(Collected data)
_ _ _ _

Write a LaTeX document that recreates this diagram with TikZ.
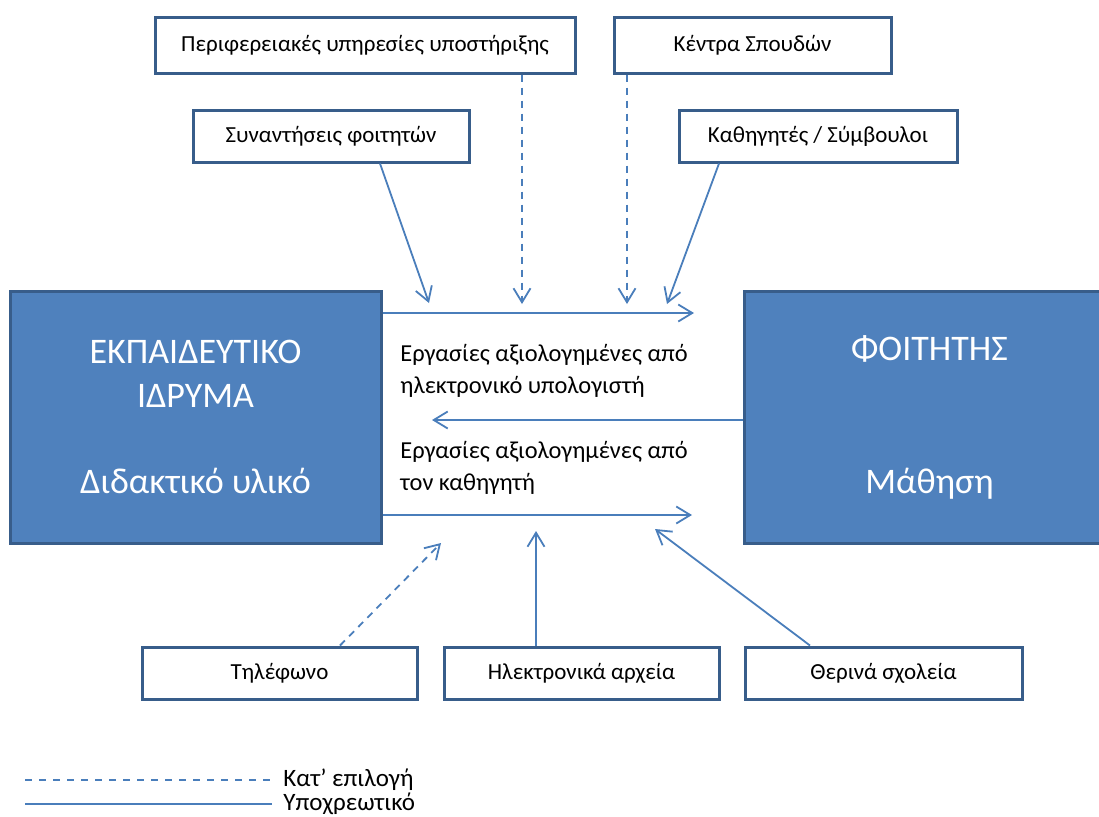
\documentclass[tikz,border=0pt]{standalone}
\usepackage{fontspec}
\setmainfont{Carlito}
\usetikzlibrary{arrows.meta}

\definecolor{boxfill}{HTML}{4F81BD}
\definecolor{boxline}{HTML}{385D8A}
\definecolor{arrowline}{HTML}{4A7EBB}

\begin{document}
\begin{tikzpicture}[x=0.5pt, y=-0.5pt,
        smallbox/.style={draw=boxline, line width=1.5pt, fill=white, minimum height=26pt, inner sep=0pt, font=\fontsize{11.5}{14}\selectfont},
        bigbox/.style={draw=boxline, line width=1.5pt, fill=boxfill, minimum width=185.5pt, minimum height=126pt, text=white, align=center, font=\fontsize{18}{22}\selectfont},
        link/.style={arrowline, line width=0.9pt, -{Straight Barb[length=7pt, width=8.5pt]}},
        optional/.style={dash pattern=on 3.5pt off 3pt}]
        \useasboundingbox (0,0) rectangle (1099,816);

        % main boxes
        \node[bigbox] (idryma) at (195.5,417) {ΕΚΠΑΙΔΕΥΤΙΚΟ\\ΙΔΡΥΜΑ\\[21pt]Διδακτικό υλικό};
        \node[bigbox] (foititis) at (929.5,417) {ΦΟΙΤΗΤΗΣ\\[44.5pt]Μάθηση};

        % top boxes
        \node[smallbox, minimum width=210pt, minimum height=28pt] (perif) at (365,45) {Περιφερειακές υπηρεσίες υποστήριξης};
        \node[smallbox, minimum width=138.5pt, minimum height=28pt] (kentra) at (752.5,45) {Κέντρα Σπουδών};
        \node[smallbox, minimum width=138pt] (synant) at (331,136) {Συναντήσεις φοιτητών};
        \node[smallbox, minimum width=139pt] (kathig) at (818,136) {Καθηγητές / Σύμβουλοι};

        % bottom boxes
        \node[smallbox, minimum width=137.5pt] (tilef) at (279.5,673) {Τηλέφωνο};
        \node[smallbox, minimum width=137.5pt] (ilektr) at (581.5,673) {Ηλεκτρονικά αρχεία};
        \node[smallbox, minimum width=138.5pt] (therina) at (883.5,673) {Θερινά σχολεία};

        % arrow ends
        \coordinate (t1) at (694,313);
        \coordinate (t2) at (432,420);
        \coordinate (t3) at (692,515);
        \coordinate (dsyn) at (429,303);
        \coordinate (dper) at (522,304);
        \coordinate (dken) at (627,304);
        \coordinate (dkat) at (667,304);
        \coordinate (util) at (441,543);
        \coordinate (uilk) at (536,531);
        \coordinate (uthe) at (655,529);

        \draw[link] (idryma.east |- t1) -- (t1);
        \draw[link] (foititis.west |- t2) -- (t2);
        \draw[link] (idryma.east |- t3) -- (t3);

        \draw[link] ([xshift=24.5pt]synant.south) -- (dsyn);
        \draw[link, optional] (perif.south -| dper) -- (dper);
        \draw[link, optional] (kentra.south -| dken) -- (dken);
        \draw[link] ([xshift=-49.5pt]kathig.south) -- (dkat);

        \draw[link, optional] ([xshift=30.25pt]tilef.north) -- (util);
        \draw[link] (ilektr.north -| uilk) -- (uilk);
        \draw[link] ([xshift=-36.75pt]therina.north) -- (uthe);

        % labels between the boxes
        \node[anchor=west, align=left, inner sep=0pt, font=\fontsize{12.2}{16}\selectfont] (pc) at (400,371) {Εργασίες αξιολογημένες από\\ηλεκτρονικό υπολογιστή};
        \node[anchor=west, align=left, inner sep=0pt, font=\fontsize{12.2}{16}\selectfont] (tutor) at (400,467.5) {Εργασίες αξιολογημένες από\\τον καθηγητή};

        % legend
        \coordinate (l1) at (25,780);
        \coordinate (l2) at (25,804);
        \node[anchor=west, inner sep=5.5pt, font=\fontsize{12.5}{14}\selectfont] (kat) at (272,780) {Κατ’ επιλογή};
        \node[anchor=west, inner sep=5.5pt, font=\fontsize{12.5}{14}\selectfont] (ypo) at (272,804) {Υποχρεωτικό};
        \draw[arrowline, line width=0.9pt, dash pattern=on 3.5pt off 3.5pt] (l1) -- (kat.west);
        \draw[arrowline, line width=1.2pt] (l2) -- (ypo.west);
\end{tikzpicture}
\end{document}
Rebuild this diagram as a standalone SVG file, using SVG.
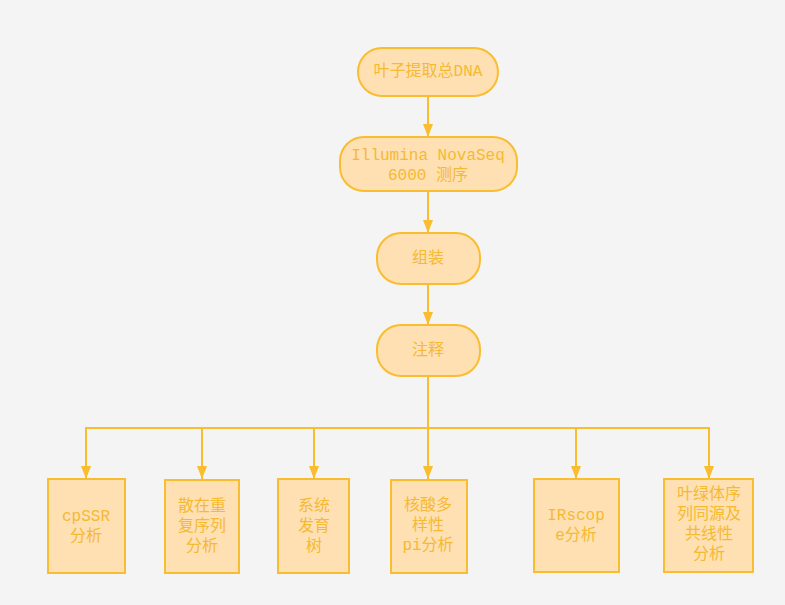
<svg xmlns="http://www.w3.org/2000/svg" width="785" height="605" viewBox="0 0 785 605">
<style>
.bg{fill:#f4f4f4}
.n{fill:#ffe0b2;stroke:#f9bd2f;stroke-width:2}
.t{fill:#f5b932;font-family:"Liberation Mono","Noto Sans CJK SC",monospace;font-size:16px;text-anchor:middle;dominant-baseline:central}
.c{fill:none;stroke:#f9bd2f;stroke-width:2}
</style>
<defs>
<marker id="ah" viewBox="0 0 13 10" markerWidth="13" markerHeight="10" refX="13" refY="5" orient="auto" markerUnits="userSpaceOnUse">
<path d="M0,0 L13,5 L0,10 z" fill="#f9bd2f"/>
</marker>
</defs>
<rect class="bg" x="0" y="0" width="785" height="605"/>
<g id="connectors">
<line class="c" x1="428" y1="96" x2="428" y2="137" marker-end="url(#ah)"/>
<line class="c" x1="428" y1="191" x2="428" y2="233" marker-end="url(#ah)"/>
<line class="c" x1="428" y1="284" x2="428" y2="325" marker-end="url(#ah)"/>
<line class="c" x1="428" y1="376" x2="428" y2="479" marker-end="url(#ah)"/>
<polyline class="c" points="86,428 709,428 709,479" marker-end="url(#ah)"/>
<line class="c" x1="86" y1="427" x2="86" y2="479" marker-end="url(#ah)"/>
<line class="c" x1="202" y1="428" x2="202" y2="479" marker-end="url(#ah)"/>
<line class="c" x1="314" y1="428" x2="314" y2="479" marker-end="url(#ah)"/>
<line class="c" x1="576" y1="428" x2="576" y2="479" marker-end="url(#ah)"/>
</g>
<g id="n1"><rect class="n" x="358" y="48" width="140" height="48" rx="24"/><text class="t" x="428" y="72">叶子提取总DNA</text></g>
<g id="n2"><rect class="n" x="340" y="137" width="177" height="54" rx="24"/><text class="t" x="428" y="156">Illumina NovaSeq</text><text class="t" x="428" y="176">6000 测序</text></g>
<g id="n3"><rect class="n" x="377" y="233" width="103" height="51" rx="24"/><text class="t" x="428" y="259">组装</text></g>
<g id="n4"><rect class="n" x="377" y="325" width="103" height="51" rx="24"/><text class="t" x="428" y="351">注释</text></g>
<g id="b1"><rect class="n" x="48" y="479" width="77" height="94"/><text class="t" x="86" y="517">cpSSR</text><text class="t" x="86" y="537">分析</text></g>
<g id="b2"><rect class="n" x="165" y="480" width="74" height="93"/><text class="t" x="202" y="507">散在重</text><text class="t" x="202" y="527">复序列</text><text class="t" x="202" y="547">分析</text></g>
<g id="b3"><rect class="n" x="278" y="479" width="71" height="94"/><text class="t" x="314" y="507">系统</text><text class="t" x="314" y="527">发育</text><text class="t" x="314" y="547">树</text></g>
<g id="b4"><rect class="n" x="391" y="480" width="76" height="93"/><text class="t" x="428" y="506">核酸多</text><text class="t" x="428" y="526">样性</text><text class="t" x="428" y="546">pi分析</text></g>
<g id="b5"><rect class="n" x="534" y="479" width="85" height="93"/><text class="t" x="576" y="516">IRscop</text><text class="t" x="576" y="536">e分析</text></g>
<g id="b6"><rect class="n" x="664" y="479" width="89" height="93"/><text class="t" x="709" y="495">叶绿体序</text><text class="t" x="709" y="515">列同源及</text><text class="t" x="709" y="535">共线性</text><text class="t" x="709" y="555">分析</text></g>
</svg>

_ _ _ _

* **What you need to do**:
Omit the pictures and give the material again, exactly and in full.

* **Result for this exercise**:
Write a LaTeX document that recreates this diagram with TikZ.
\documentclass[tikz,border=0pt]{standalone}
\usepackage{fontspec}
\setmainfont{Carlito}
\usetikzlibrary{arrows.meta}

\definecolor{boxfill}{HTML}{4F81BD}
\definecolor{boxline}{HTML}{385D8A}
\definecolor{arrowline}{HTML}{4A7EBB}

\begin{document}
\begin{tikzpicture}[x=0.5pt, y=-0.5pt,
        smallbox/.style={draw=boxline, line width=1.5pt, fill=white, minimum height=26pt, inner sep=0pt, font=\fontsize{11.5}{14}\selectfont},
        bigbox/.style={draw=boxline, line width=1.5pt, fill=boxfill, minimum width=185.5pt, minimum height=126pt, text=white, align=center, font=\fontsize{18}{22}\selectfont},
        link/.style={arrowline, line width=0.9pt, -{Straight Barb[length=7pt, width=8.5pt]}},
        optional/.style={dash pattern=on 3.5pt off 3pt}]
        \useasboundingbox (0,0) rectangle (1099,816);

        % main boxes
        \node[bigbox] (idryma) at (195.5,417) {ΕΚΠΑΙΔΕΥΤΙΚΟ\\ΙΔΡΥΜΑ\\[21pt]Διδακτικό υλικό};
        \node[bigbox] (foititis) at (929.5,417) {ΦΟΙΤΗΤΗΣ\\[44.5pt]Μάθηση};

        % top boxes
        \node[smallbox, minimum width=210pt, minimum height=28pt] (perif) at (365,45) {Περιφερειακές υπηρεσίες υποστήριξης};
        \node[smallbox, minimum width=138.5pt, minimum height=28pt] (kentra) at (752.5,45) {Κέντρα Σπουδών};
        \node[smallbox, minimum width=138pt] (synant) at (331,136) {Συναντήσεις φοιτητών};
        \node[smallbox, minimum width=139pt] (kathig) at (818,136) {Καθηγητές / Σύμβουλοι};

        % bottom boxes
        \node[smallbox, minimum width=137.5pt] (tilef) at (279.5,673) {Τηλέφωνο};
        \node[smallbox, minimum width=137.5pt] (ilektr) at (581.5,673) {Ηλεκτρονικά αρχεία};
        \node[smallbox, minimum width=138.5pt] (therina) at (883.5,673) {Θερινά σχολεία};

        % arrow ends
        \coordinate (t1) at (694,313);
        \coordinate (t2) at (432,420);
        \coordinate (t3) at (692,515);
        \coordinate (dsyn) at (429,303);
        \coordinate (dper) at (522,304);
        \coordinate (dken) at (627,304);
        \coordinate (dkat) at (667,304);
        \coordinate (util) at (441,543);
        \coordinate (uilk) at (536,531);
        \coordinate (uthe) at (655,529);

        \draw[link] (idryma.east |- t1) -- (t1);
        \draw[link] (foititis.west |- t2) -- (t2);
        \draw[link] (idryma.east |- t3) -- (t3);

        \draw[link] ([xshift=24.5pt]synant.south) -- (dsyn);
        \draw[link, optional] (perif.south -| dper) -- (dper);
        \draw[link, optional] (kentra.south -| dken) -- (dken);
        \draw[link] ([xshift=-49.5pt]kathig.south) -- (dkat);

        \draw[link, optional] ([xshift=30.25pt]tilef.north) -- (util);
        \draw[link] (ilektr.north -| uilk) -- (uilk);
        \draw[link] ([xshift=-36.75pt]therina.north) -- (uthe);

        % labels between the boxes
        \node[anchor=west, align=left, inner sep=0pt, font=\fontsize{12.2}{16}\selectfont] (pc) at (400,371) {Εργασίες αξιολογημένες από\\ηλεκτρονικό υπολογιστή};
        \node[anchor=west, align=left, inner sep=0pt, font=\fontsize{12.2}{16}\selectfont] (tutor) at (400,467.5) {Εργασίες αξιολογημένες από\\τον καθηγητή};

        % legend
        \coordinate (l1) at (25,780);
        \coordinate (l2) at (25,804);
        \node[anchor=west, inner sep=5.5pt, font=\fontsize{12.5}{14}\selectfont] (kat) at (272,780) {Κατ’ επιλογή};
        \node[anchor=west, inner sep=5.5pt, font=\fontsize{12.5}{14}\selectfont] (ypo) at (272,804) {Υποχρεωτικό};
        \draw[arrowline, line width=0.9pt, dash pattern=on 3.5pt off 3.5pt] (l1) -- (kat.west);
        \draw[arrowline, line width=1.2pt] (l2) -- (ypo.west);
\end{tikzpicture}
\end{document}
Rebuild this diagram as a standalone SVG file, using SVG.
<svg xmlns="http://www.w3.org/2000/svg" width="785" height="605" viewBox="0 0 785 605">
<style>
.bg{fill:#f4f4f4}
.n{fill:#ffe0b2;stroke:#f9bd2f;stroke-width:2}
.t{fill:#f5b932;font-family:"Liberation Mono","Noto Sans CJK SC",monospace;font-size:16px;text-anchor:middle;dominant-baseline:central}
.c{fill:none;stroke:#f9bd2f;stroke-width:2}
</style>
<defs>
<marker id="ah" viewBox="0 0 13 10" markerWidth="13" markerHeight="10" refX="13" refY="5" orient="auto" markerUnits="userSpaceOnUse">
<path d="M0,0 L13,5 L0,10 z" fill="#f9bd2f"/>
</marker>
</defs>
<rect class="bg" x="0" y="0" width="785" height="605"/>
<g id="connectors">
<line class="c" x1="428" y1="96" x2="428" y2="137" marker-end="url(#ah)"/>
<line class="c" x1="428" y1="191" x2="428" y2="233" marker-end="url(#ah)"/>
<line class="c" x1="428" y1="284" x2="428" y2="325" marker-end="url(#ah)"/>
<line class="c" x1="428" y1="376" x2="428" y2="479" marker-end="url(#ah)"/>
<polyline class="c" points="86,428 709,428 709,479" marker-end="url(#ah)"/>
<line class="c" x1="86" y1="427" x2="86" y2="479" marker-end="url(#ah)"/>
<line class="c" x1="202" y1="428" x2="202" y2="479" marker-end="url(#ah)"/>
<line class="c" x1="314" y1="428" x2="314" y2="479" marker-end="url(#ah)"/>
<line class="c" x1="576" y1="428" x2="576" y2="479" marker-end="url(#ah)"/>
</g>
<g id="n1"><rect class="n" x="358" y="48" width="140" height="48" rx="24"/><text class="t" x="428" y="72">叶子提取总DNA</text></g>
<g id="n2"><rect class="n" x="340" y="137" width="177" height="54" rx="24"/><text class="t" x="428" y="156">Illumina NovaSeq</text><text class="t" x="428" y="176">6000 测序</text></g>
<g id="n3"><rect class="n" x="377" y="233" width="103" height="51" rx="24"/><text class="t" x="428" y="259">组装</text></g>
<g id="n4"><rect class="n" x="377" y="325" width="103" height="51" rx="24"/><text class="t" x="428" y="351">注释</text></g>
<g id="b1"><rect class="n" x="48" y="479" width="77" height="94"/><text class="t" x="86" y="517">cpSSR</text><text class="t" x="86" y="537">分析</text></g>
<g id="b2"><rect class="n" x="165" y="480" width="74" height="93"/><text class="t" x="202" y="507">散在重</text><text class="t" x="202" y="527">复序列</text><text class="t" x="202" y="547">分析</text></g>
<g id="b3"><rect class="n" x="278" y="479" width="71" height="94"/><text class="t" x="314" y="507">系统</text><text class="t" x="314" y="527">发育</text><text class="t" x="314" y="547">树</text></g>
<g id="b4"><rect class="n" x="391" y="480" width="76" height="93"/><text class="t" x="428" y="506">核酸多</text><text class="t" x="428" y="526">样性</text><text class="t" x="428" y="546">pi分析</text></g>
<g id="b5"><rect class="n" x="534" y="479" width="85" height="93"/><text class="t" x="576" y="516">IRscop</text><text class="t" x="576" y="536">e分析</text></g>
<g id="b6"><rect class="n" x="664" y="479" width="89" height="93"/><text class="t" x="709" y="495">叶绿体序</text><text class="t" x="709" y="515">列同源及</text><text class="t" x="709" y="535">共线性</text><text class="t" x="709" y="555">分析</text></g>
</svg>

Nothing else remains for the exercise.